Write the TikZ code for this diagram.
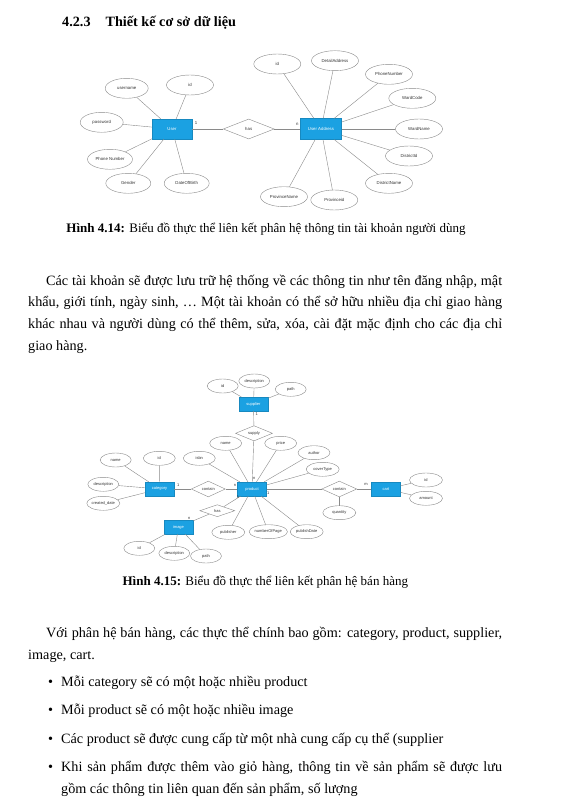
\documentclass[tikz,border=0pt]{standalone}
\usepackage{fontspec}
\setmainfont{Liberation Serif}
\newfontfamily\diafont{Liberation Sans}
\usetikzlibrary{shapes.geometric}
\definecolor{cent}{HTML}{1BA1E2}
\definecolor{cline}{HTML}{8A8A8A}
\definecolor{ctxt}{HTML}{333333}
\newcommand{\bodysize}{\fontsize{14.2}{22}\selectfont}

\begin{document}
\begin{tikzpicture}[x=1pt, y=-1pt,
  ent/.style={rectangle, fill=cent, draw=cent!85!black, line width=0.3pt, text=white, inner sep=0pt},
  attr/.style={ellipse, draw=cline, fill=white, line width=0.4pt, text=ctxt, inner sep=0pt},
  rel/.style={diamond, draw=cline, fill=white, line width=0.4pt, text=ctxt, inner sep=0pt},
  link/.style={draw=cline, line width=0.4pt},
  card/.style={text=ctxt, inner sep=0pt},
  big/.style={font=\diafont\fontsize{4.3}{5}\selectfont},
  small/.style={font=\diafont\fontsize{4}{5}\selectfont},
  line/.style={anchor=base west, inner sep=0pt, font=\bodysize},
  caption/.style={anchor=base, inner sep=0pt, font=\fontsize{13}{15}\selectfont}
]
\fill[white] (0,0) rectangle (560,797);
\useasboundingbox (0,0) rectangle (560,797);

\node[anchor=base west, inner sep=0pt, font=\fontsize{14.2}{16}\selectfont\bfseries] (head) at (62,26.7) {4.2.3\hspace{15pt}Thiết kế cơ sở dữ liệu};

% user account diagram
\begin{scope}[big]
\node[ent, minimum width=40, minimum height=20] (user) at (172,129) {User};
\node[rel, minimum width=51, minimum height=20] (has) at (248.7,129) {has};
\node[ent, minimum width=41, minimum height=21] (uaddr) at (321,129) {User Address};

\node[attr, minimum width=43, minimum height=20] (uname) at (126.7,88.3) {username};
\node[attr, minimum width=47, minimum height=20] (uid) at (190,85) {id};
\node[attr, minimum width=43, minimum height=20] (upass) at (101.7,122.3) {password};
\node[attr, minimum width=45, minimum height=20] (uphone) at (110,159.3) {Phone Number};
\node[attr, minimum width=45, minimum height=20] (ugender) at (128.3,183.3) {Gender};
\node[attr, minimum width=45, minimum height=20] (udob) at (186.7,183.3) {DateOfBirth};

\node[attr, minimum width=47, minimum height=20] (aid) at (277.3,64) {id};
\node[attr, minimum width=47, minimum height=20] (adetail) at (335,60.7) {DetailAddress};
\node[attr, minimum width=47, minimum height=20] (aphone) at (389,74.3) {PhoneNumber};
\node[attr, minimum width=47, minimum height=20] (awcode) at (412.3,98.3) {WardCode};
\node[attr, minimum width=47, minimum height=20] (awname) at (419,129) {WardName};
\node[attr, minimum width=47, minimum height=20] (adid) at (409,156) {DistrictId};
\node[attr, minimum width=47, minimum height=20] (adname) at (389,183.3) {DistrictName};
\node[attr, minimum width=47, minimum height=20] (apid) at (334.3,200) {Provinceid};
\node[attr, minimum width=47, minimum height=20] (apname) at (284,196.7) {ProvinceName};

\draw[link] (uname) -- (user);
\draw[link] (uid) -- (user);
\draw[link] (upass) -- (user);
\draw[link] (uphone) -- (user);
\draw[link] (ugender) -- (user);
\draw[link] (udob) -- (user);
\draw[link] (user) -- (has) -- (uaddr);
\draw[link] (aid) -- (uaddr);
\draw[link] (adetail) -- (uaddr);
\draw[link] (aphone) -- (uaddr);
\draw[link] (awcode) -- (uaddr);
\draw[link] (awname) -- (uaddr);
\draw[link] (adid) -- (uaddr);
\draw[link] (adname) -- (uaddr);
\draw[link] (apid) -- (uaddr);
\draw[link] (apname) -- (uaddr);

\node[card] (cu1) at (196,122.7) {1};
\node[card] (cun) at (297.3,124) {n};
\end{scope}

\node[caption] (cap1) at (266,232.3) {\textbf{Hình 4.14:} Biểu đồ thực thể liên kết phân hệ thông tin tài khoản người dùng};

\node[line] (p1a) at (46,285) {\makebox[456pt][s]{Các tài khoản sẽ được lưu trữ hệ thống về các thông tin như tên đăng nhập, mật}};
\node[line] (p1b) at (28,306.7) {\makebox[474pt][s]{khẩu, giới tính, ngày sinh, \dots\ Một tài khoản có thể sở hữu nhiều địa chỉ giao hàng}};
\node[line] (p1c) at (28,328.3) {\makebox[474pt][s]{khác nhau và người dùng có thể thêm, sửa, xóa, cài đặt mặc định cho các địa chỉ}};
\node[line] (p1d) at (28,350) {giao hàng.};

% sales diagram
\begin{scope}[small]
\node[ent, minimum width=29, minimum height=14] (sup) at (253.5,404) {supplier};
\node[rel, minimum width=37, minimum height=12] (supply) at (254,433.3) {supply};
\node[ent, minimum width=29, minimum height=14] (prod) at (252,489) {product};
\node[ent, minimum width=29, minimum height=14] (cat) at (159.5,489) {category};
\node[rel, minimum width=34, minimum height=12] (contain) at (208.3,489) {contain};
\node[rel, minimum width=35, minimum height=12] (hasimg) at (217.3,510.7) {has};
\node[ent, minimum width=29, minimum height=14] (img) at (178.5,527) {image};
\node[rel, minimum width=35, minimum height=12] (incart) at (339.3,489) {contain};
\node[ent, minimum width=29, minimum height=14] (cart) at (386,489) {cart};

\node[attr, minimum width=31, minimum height=14] (sid) at (222.7,386) {id};
\node[attr, minimum width=31, minimum height=14] (sdesc) at (254.3,381) {description};
\node[attr, minimum width=31, minimum height=14] (spath) at (290.7,389.3) {path};

\node[attr, minimum width=32, minimum height=14] (pid) at (199.3,458.3) {isbn};
\node[attr, minimum width=32, minimum height=14] (pname) at (225.7,443.3) {name};
\node[attr, minimum width=32, minimum height=14] (pprice) at (280.7,443.3) {price};
\node[attr, minimum width=32, minimum height=14] (pauthor) at (314,452.7) {author};
\node[attr, minimum width=33, minimum height=14] (pcover) at (322.7,469.3) {coverType};
\node[attr, minimum width=33, minimum height=14] (ppub) at (228.3,532.3) {publisher};
\node[attr, minimum width=33, minimum height=14] (ppages) at (268.3,531.7) {numberOfPage};
\node[attr, minimum width=33, minimum height=14] (pdate) at (306.7,531.7) {publishDate};

\node[attr, minimum width=32, minimum height=14] (cid) at (159.3,458.3) {id};
\node[attr, minimum width=31, minimum height=14] (cname) at (115.7,460) {name};
\node[attr, minimum width=31, minimum height=14] (cdesc) at (103.3,484.3) {description};
\node[attr, minimum width=31, minimum height=14] (cdate) at (103.3,503.3) {created\_date};

\node[attr, minimum width=31, minimum height=14] (iid) at (139.3,548.3) {id};
\node[attr, minimum width=31, minimum height=14] (idesc) at (174.3,553.3) {description};
\node[attr, minimum width=31, minimum height=14] (ipath) at (206,556) {path};

\node[attr, minimum width=33, minimum height=14] (qty) at (339.3,512.7) {quantity};
\node[attr, minimum width=33, minimum height=14] (crid) at (426,480) {id};
\node[attr, minimum width=33, minimum height=14] (camount) at (426,498.3) {amount};

\draw[link] (sid) -- (sup);
\draw[link] (sdesc) -- (sup);
\draw[link] (spath) -- (sup);
\draw[link] (sup) -- (supply) -- (prod);
\draw[link] (pid) -- (prod);
\draw[link] (pname) -- (prod);
\draw[link] (pprice) -- (prod);
\draw[link] (pauthor) -- (prod);
\draw[link] (pcover) -- (prod);
\draw[link] (ppub) -- (prod);
\draw[link] (ppages) -- (prod);
\draw[link] (pdate) -- (prod);
\draw[link] (cid) -- (cat);
\draw[link] (cname) -- (cat);
\draw[link] (cdesc) -- (cat);
\draw[link] (cdate) -- (cat);
\draw[link] (cat) -- (contain) -- (prod);
\draw[link] (prod) -- (hasimg) -- (img);
\draw[link] (iid) -- (img);
\draw[link] (idesc) -- (img);
\draw[link] (ipath) -- (img);
\draw[link] (prod) -- (incart) -- (cart);
\draw[link] (incart) -- (qty);
\draw[link] (crid) -- (cart);
\draw[link] (camount) -- (cart);

\node[card] (cs1) at (256.7,414.3) {1};
\node[card] (cpn) at (254.3,478.3) {n};
\node[card] (cc1) at (178.3,485) {1};
\node[card] (ccn) at (235,485) {n};
\node[card] (ci1) at (238,497) {1};
\node[card] (cin) at (189.3,518.3) {n};
\node[card] (cp1) at (268.3,492.7) {1};
\node[card] (ccm) at (366,484) {m};
\end{scope}

\node[caption] (cap2) at (265.3,585) {\textbf{Hình 4.15:} Biểu đồ thực thể liên kết phân hệ bán hàng};

\node[line] (p2a) at (46,637) {\makebox[456pt][s]{Với phân hệ bán hàng, các thực thể chính bao gồm: category, product, supplier,}};
\node[line] (p2b) at (28,659) {image, cart.};

\node[line] (b1dot) at (48,686.7) {\textbullet};
\node[line] (b1) at (61,686.7) {Mỗi category sẽ có một hoặc nhiều product};
\node[line] (b2dot) at (48,714.7) {\textbullet};
\node[line] (b2) at (61,714.7) {Mỗi product sẽ có một hoặc nhiều image};
\node[line] (b3dot) at (48,743.3) {\textbullet};
\node[line] (b3) at (61,743.3) {Các product sẽ được cung cấp từ một nhà cung cấp cụ thể (supplier};
\node[line] (b4dot) at (48,771.3) {\textbullet};
\node[line] (b4a) at (61,771.3) {\makebox[441pt][s]{Khi sản phẩm được thêm vào giỏ hàng, thông tin về sản phẩm sẽ được lưu}};
\node[line] (b4b) at (61,793.3) {gồm các thông tin liên quan đến sản phẩm, số lượng};
\end{tikzpicture}
\end{document}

######

### Instructions for the task
Starting with the first line of the data above and ending with the line containing "minimum width=41, minimum", please restate every line exactly, leaving images out.

### Exercise answer
Write the TikZ code for this diagram.
\documentclass[tikz,border=0pt]{standalone}
\usepackage{fontspec}
\setmainfont{Liberation Serif}
\newfontfamily\diafont{Liberation Sans}
\usetikzlibrary{shapes.geometric}
\definecolor{cent}{HTML}{1BA1E2}
\definecolor{cline}{HTML}{8A8A8A}
\definecolor{ctxt}{HTML}{333333}
\newcommand{\bodysize}{\fontsize{14.2}{22}\selectfont}

\begin{document}
\begin{tikzpicture}[x=1pt, y=-1pt,
  ent/.style={rectangle, fill=cent, draw=cent!85!black, line width=0.3pt, text=white, inner sep=0pt},
  attr/.style={ellipse, draw=cline, fill=white, line width=0.4pt, text=ctxt, inner sep=0pt},
  rel/.style={diamond, draw=cline, fill=white, line width=0.4pt, text=ctxt, inner sep=0pt},
  link/.style={draw=cline, line width=0.4pt},
  card/.style={text=ctxt, inner sep=0pt},
  big/.style={font=\diafont\fontsize{4.3}{5}\selectfont},
  small/.style={font=\diafont\fontsize{4}{5}\selectfont},
  line/.style={anchor=base west, inner sep=0pt, font=\bodysize},
  caption/.style={anchor=base, inner sep=0pt, font=\fontsize{13}{15}\selectfont}
]
\fill[white] (0,0) rectangle (560,797);
\useasboundingbox (0,0) rectangle (560,797);

\node[anchor=base west, inner sep=0pt, font=\fontsize{14.2}{16}\selectfont\bfseries] (head) at (62,26.7) {4.2.3\hspace{15pt}Thiết kế cơ sở dữ liệu};

% user account diagram
\begin{scope}[big]
\node[ent, minimum width=40, minimum height=20] (user) at (172,129) {User};
\node[rel, minimum width=51, minimum height=20] (has) at (248.7,129) {has};
\node[ent, minimum width=41, minimum height=21] (uaddr) at (321,129) {User Address};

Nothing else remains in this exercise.